This Tiger is Ed Malone, a “giant” of a man with balding hair, thick beard, and a cigar stub permanantly lodged in the corner of his mouth. At 38 he’s a Special Forces vet who served as a Ranger in Korea, where it’s tantalizingly mentioned that he was “victim of brainwashing” tactics courtesy the Reds when they briefly captured him. Now he’s the field leader of Queen Bee, a Special Forces unit that does black ops jobs for the CIA, based out of the Bahamas. Their area of operations is Cuba. Their main enemy is known as “The Fat Man,” the chief KGB operative in the area. In reality his name is Walter Oliver and he is an obese Englishman who raises venomous ants. He’s been nicknamed “Puppies” since childhood for drowning a litter of puppies, the memory of which still causes him much joy. In other words, one sick bastard.

Runyon develops a romantic subplot courtesy Duke and Toni Carlisle; Duke is the young radio operator on Malone’s four-man team (the other member is 40 year-old Cuban native Rico Santana; then there’s a barely-featured one named Badrena, who is a “dumb” Cuban), and Toni is Duke’s “fanatic liberal” hotstuff wife, who makes her living as a journalist.
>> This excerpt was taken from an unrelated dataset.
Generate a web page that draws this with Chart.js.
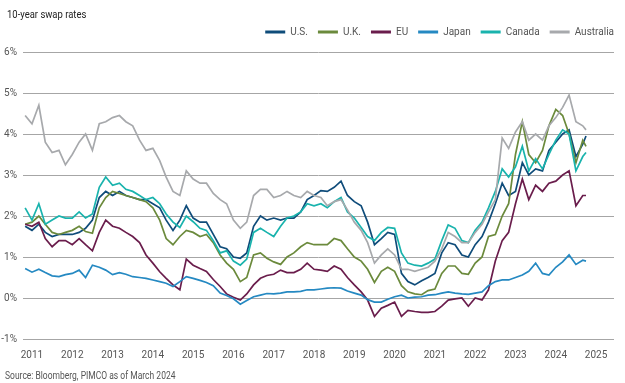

In torid backstory we learn that Malone and Toni had a brief fling before Toni and Duke were married – though they hate each other for their separate beliefs (Malone being firmly right-wing, as we’re informed most of the CIA was at that time), they have an “animal lust” for one another.

We get our first action scene within the first few chapters. Outfitted in an “Emerson 0-21 rebreather,” a directional finder, and other high-tech military gear, Malone and Duke swim deep beneath the coast of Cuba. They’re attacked by “hogs,” underwater sleds operated by enemy frogmen. Runyon well captures the dangers of deep diving – the rebreathers, despite being high-grade, are nearly poisonous at this depth – as Malone tries to evade his hunters. He goes on the offense, armed with nothing more than a knife, and we see first-hand why “Tiger” Malone is a legend in the Special Forces.

However Duke doesn’t make it. This tears Malone up – he goes on a bender with Santana, who has been mostly drunk since his brother was killed in the Bay of Pigs fiasco – and he puts off telling Toni. What Malone doesn’t know, but the reader soon learns, is that Toni not only has been planning to divorce Duke, but she has a bombshell up her sleeve – her son Jimmy is really Malone’s. She’s never stopped loving him and only fled to Duke when Malone spurned her three years ago, not willing to get in a relationship due to the fact that he’s a kick-ass living legend warrior and all. 

We get a Bond-esque sequence in which Puppies Valentine abducts Toni, brainwashes her with “hypno-drugs,” and uses her as bait to snare Malone, all so to grill him over mysterious radio broadcasts from the Escambray area of Cuba which call out “Tiger.” These dispatches are from Cuban revolutionaries who have found the atomic drive. Malone’s comrade Santana and a few other soldiers show up to save the day. More display of Malone’s bad-assery ensues when he kills one dude with a palm to the nose. One of Valentine’s men shows up in “infra-red goggles,” which I thought was cool.

Toni loses a finger courtesy Valentine, who tortures her to get Malone to talk; this serves to make the recently-widowed hottie super-eager for some more Malone loving, and Runyon provides a couple sexual scenes here that tread the line between explicitness and literary stuff. Oh, and Malone realizes he’s fallen in love and will need to quit the life to raise “little Jimmy,” aka the son he never even knew was his. Then Duke Carlisle, still alive after all, walks in and catches his wife and his best friend in mid-boink. Awkward!!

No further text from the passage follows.